Man darf ja nicht vergessen, dass dieses aufgeblasene und doch so seichte, vor allem aber einförmige und schnell langweillige Untergangsspektakel eine „Oper“ ist, also gibt es viel Live-Musik, darunter auch vom Komponisten realisiert. Es sei die fachliche Schilderung des Burgtheater-Textes vermittelt, um dem Gehörten gerecht zu werden – ein „endloser Loop vor dem DOOMSDAY“, wobei „heftige Rocksounds auf feinen Elektro prallen“. Man hat schon Schlimmeres gehört.
Schwer beschäftigt sind die Herrschaften an den Live-Kameras. Zu Beginn hat es auf einer Riesenleinwand, die die ganze Burgtheaterbühne umspannte, einen enormen Countdown gegeben, wobei ein Mann quasi im luftleeren Raum strampelte. Das Ende fällt vergleichsweise ratlos aus.

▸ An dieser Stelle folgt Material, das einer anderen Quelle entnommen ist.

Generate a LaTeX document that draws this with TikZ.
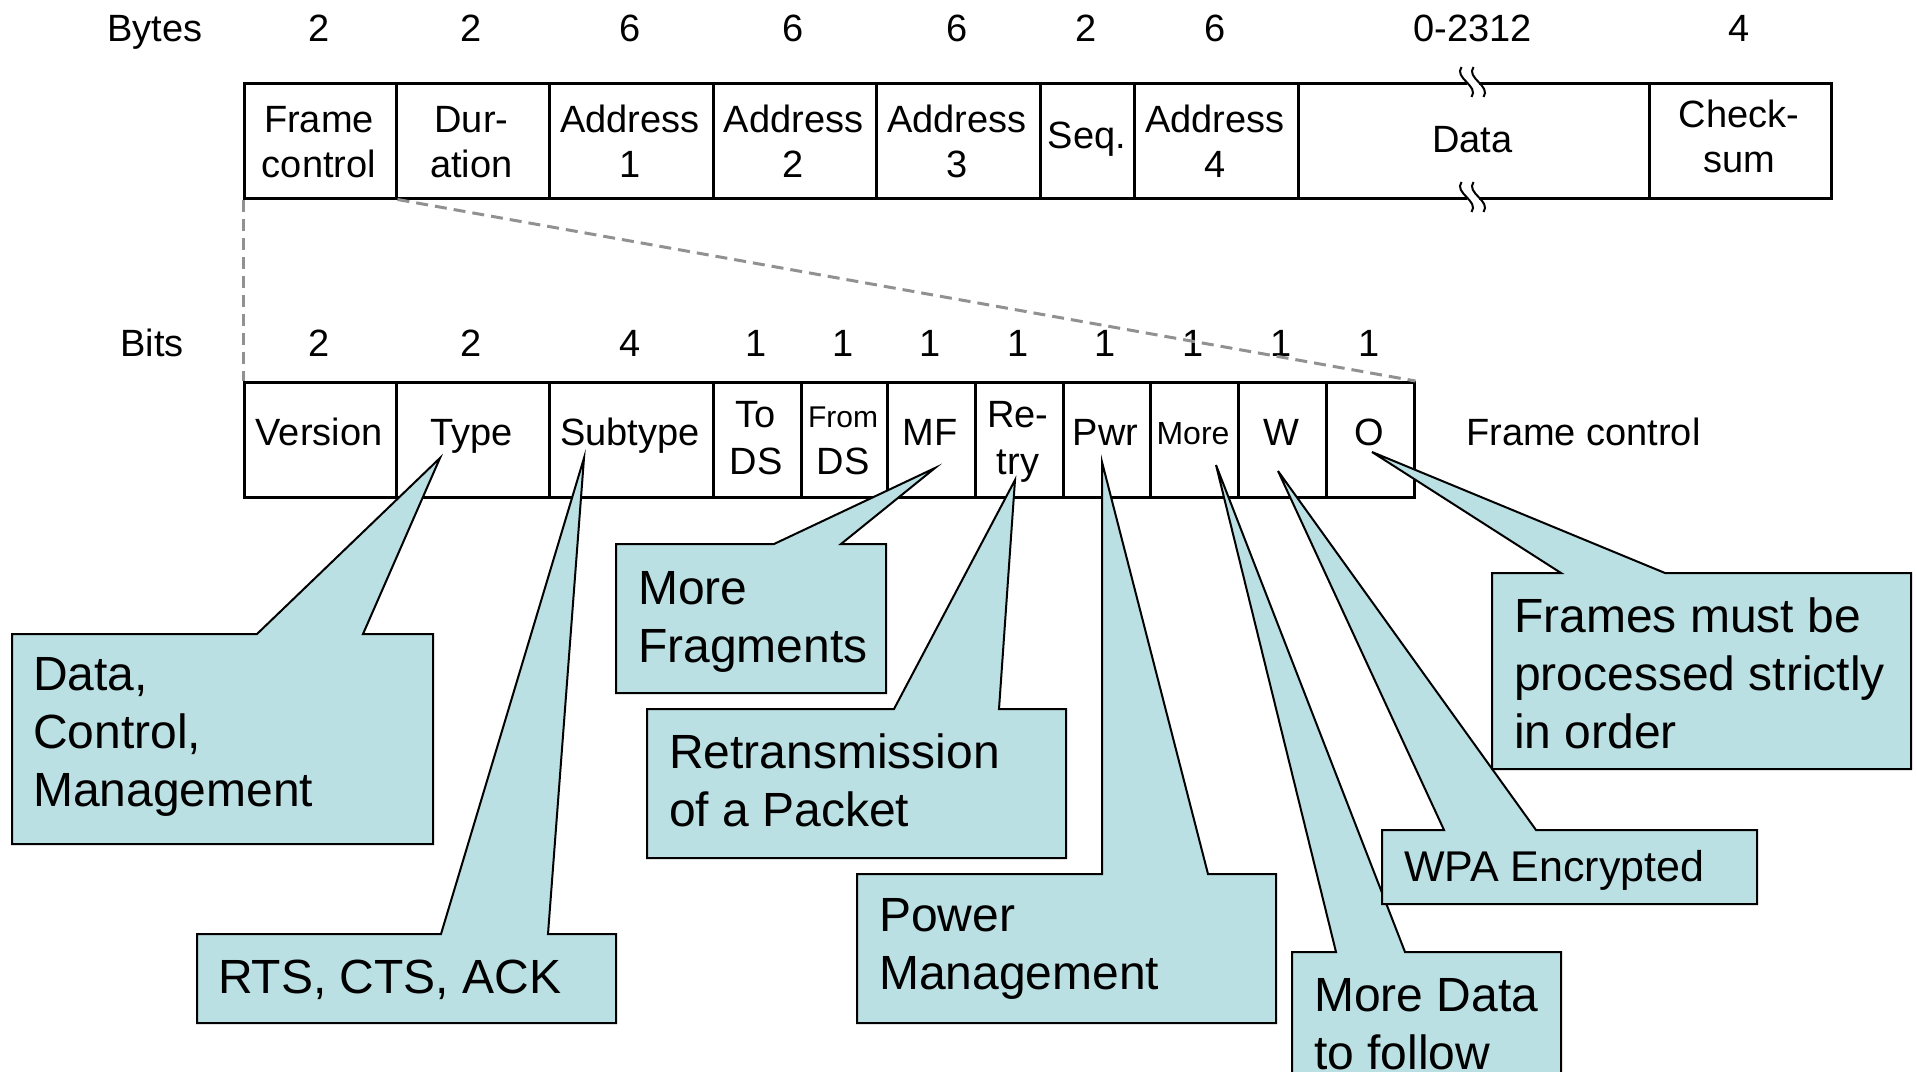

Ungeachtet des heftigen Beifalls (wie immer, das bedeutet bei Premieren nichts) sollte man nach diesem Beispiel des Voges’schen Theaterverständnisses auf die schnellste Art seinen Volkstheater-Vertrag annullieren. Und die Kulturstadträtin, die dafür verantwortlich ist, gleich mit entfernen.